GILGIT, Oct 22: With a gradual improvement in law and order situation in the violence-stricken city, curfew was relaxed from 8am to 3pm on Saturday as a jirga deliberated on peace efforts.
The curfew was imposed on October 13 following clashes between mobs and security forces.
A large number of shoppers, particularly women, thronged markets for purchasing Eid items and commodities of daily use. The Rangers and police were deployed at shopping centres and on main and service roads. Banks were reopened but attendance in government and private offices remained thin.
Meanwhile, a 35-member grand jirga, presided over by the Northern Areas’ Legislative Council Speaker, Malik Mohammad Miskeen, held a session in Chinar Bagh and discussed ways to bring the conflicting parties to reconciliation.
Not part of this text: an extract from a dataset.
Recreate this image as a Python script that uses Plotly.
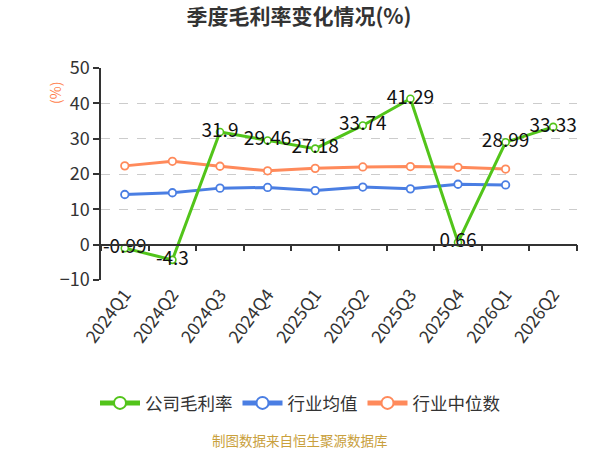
import plotly.graph_objects as go

categories = ["2024Q1", "2024Q2", "2024Q3", "2024Q4", "2025Q1", "2025Q2",
              "2025Q3", "2025Q4", "2026Q1", "2026Q2"]
company_margin = [-0.99, -4.3, 31.9, 29.46, 27.18, 33.74, 41.29, 0.66, 28.99, 33.33]
industry_mean = [14.2, 14.7, 16.0, 16.2, 15.3, 16.3, 15.8, 17.1, 16.9, None]
industry_median = [22.3, 23.6, 22.2, 20.9, 21.6, 22.0, 22.1, 21.9, 21.4, None]
y_ticks = [-10, 0, 10, 20, 30, 40, 50]

FONT = "Noto Sans CJK SC, Noto Sans, sans-serif"
GREEN = "#52c41a"
BLUE = "#4a7ee3"
ORANGE = "#ff8a5b"

fig = go.Figure()

fig.add_trace(go.Scatter(
    x=categories, y=industry_mean, name="行业均值", mode="lines+markers",
    line=dict(color=BLUE, width=3),
    marker=dict(size=7.5, color="white", line=dict(color=BLUE, width=1.8)),
    legendrank=2, connectgaps=False,
))
fig.add_trace(go.Scatter(
    x=categories, y=industry_median, name="行业中位数", mode="lines+markers",
    line=dict(color=ORANGE, width=3),
    marker=dict(size=7.5, color="white", line=dict(color=ORANGE, width=1.8)),
    legendrank=3, connectgaps=False,
))
fig.add_trace(go.Scatter(
    x=categories, y=company_margin, name="公司毛利率", mode="lines+markers+text",
    line=dict(color=GREEN, width=3),
    marker=dict(size=7, color="white", line=dict(color=GREEN, width=1.6)),
    text=[f"{v:g}" for v in company_margin], textposition="middle center",
    textfont=dict(size=19, color="#111", family=FONT),
    legendrank=1,
))
# helper trace for the zero-line category axis
fig.add_trace(go.Scatter(
    x=categories, y=[None] * len(categories), xaxis="x2", showlegend=False,
    hoverinfo="skip", mode="lines",
))

PLOT_L, PLOT_W = 101, 476
center_x = (300 - PLOT_L) / PLOT_W

fig.update_layout(
    width=600, height=450,
    margin=dict(l=101, r=23, t=68, b=170),
    paper_bgcolor="white", plot_bgcolor="white",
    font=dict(family=FONT, color="#333"),
    title=dict(text="<b>季度毛利率变化情况(%)</b>", x=299 / 600, xanchor="center",
               y=1 - 17 / 450, yanchor="middle",
               font=dict(size=21, color="#333", family=FONT)),
    xaxis=dict(
        type="category", categoryorder="array", categoryarray=categories,
        range=[-0.5, len(categories) - 0.5],
        showline=False, showgrid=False, zeroline=False, ticks="",
        tickangle=-53, tickfont=dict(size=17.5, color="#333", family=FONT),
    ),
    xaxis2=dict(
        type="category", categoryorder="array", categoryarray=categories,
        matches="x", overlaying="x", anchor="free", position=1 / 6,
        showline=True, linecolor="#333", linewidth=1.5,
        ticks="outside", tickson="boundaries", ticklen=6, tickcolor="#333",
        tickwidth=1.5,
        showticklabels=False, showgrid=False, zeroline=False,
    ),
    yaxis=dict(
        range=[-10, 50], tickvals=y_ticks, showline=True, linecolor="#333",
        linewidth=1.5, ticks="outside", ticklen=6, tickcolor="#333",
        tickwidth=1.5,
        showgrid=True, gridcolor="#cccccc", griddash="dash", gridwidth=1,
        zeroline=False, tickfont=dict(size=18, color="#333", family=FONT),
    ),
    legend=dict(orientation="h", x=center_x, xanchor="center",
                y=-(403 - 280) / 212, yanchor="middle",
                font=dict(size=17.5, color="#333", family=FONT),
                itemwidth=40, itemsizing="constant", traceorder="normal"),
    annotations=[
        dict(text="制图数据来自恒生聚源数据库", xref="paper", yref="paper",
             x=center_x, y=-(440 - 280) / 212, xanchor="center",
             yanchor="middle", showarrow=False,
             font=dict(size=13.5, color="#c9a03c", family=FONT)),
        dict(text="(%)", xref="paper", yref="paper", x=-(101 - 55) / 476,
             y=(280 - 93) / 212, xanchor="center", yanchor="middle",
             textangle=-90, showarrow=False,
             font=dict(size=14, color="#ff7f4d", family=FONT)),
    ],
)

fig.write_html("out.html", config={"displayModeBar": False},
               post_script="document.body.style.margin='0';")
The jirga stressed the need for implementation of the peace pacts inked by representatives of different schools of thought in the past in letter and spirit.
It observed that given the ‘hypocrisy and doublespeak’, the efforts of the peace jirga had borne no fruit in the past.
It expressed concern over the holding of seminars, rallies, conferences and a jirga by different sects since January 8 in the name of restoring peace.
“Some people condemned violence in public but in private they encouraged militants which has frustrated the peace efforts,” the jirga members observed.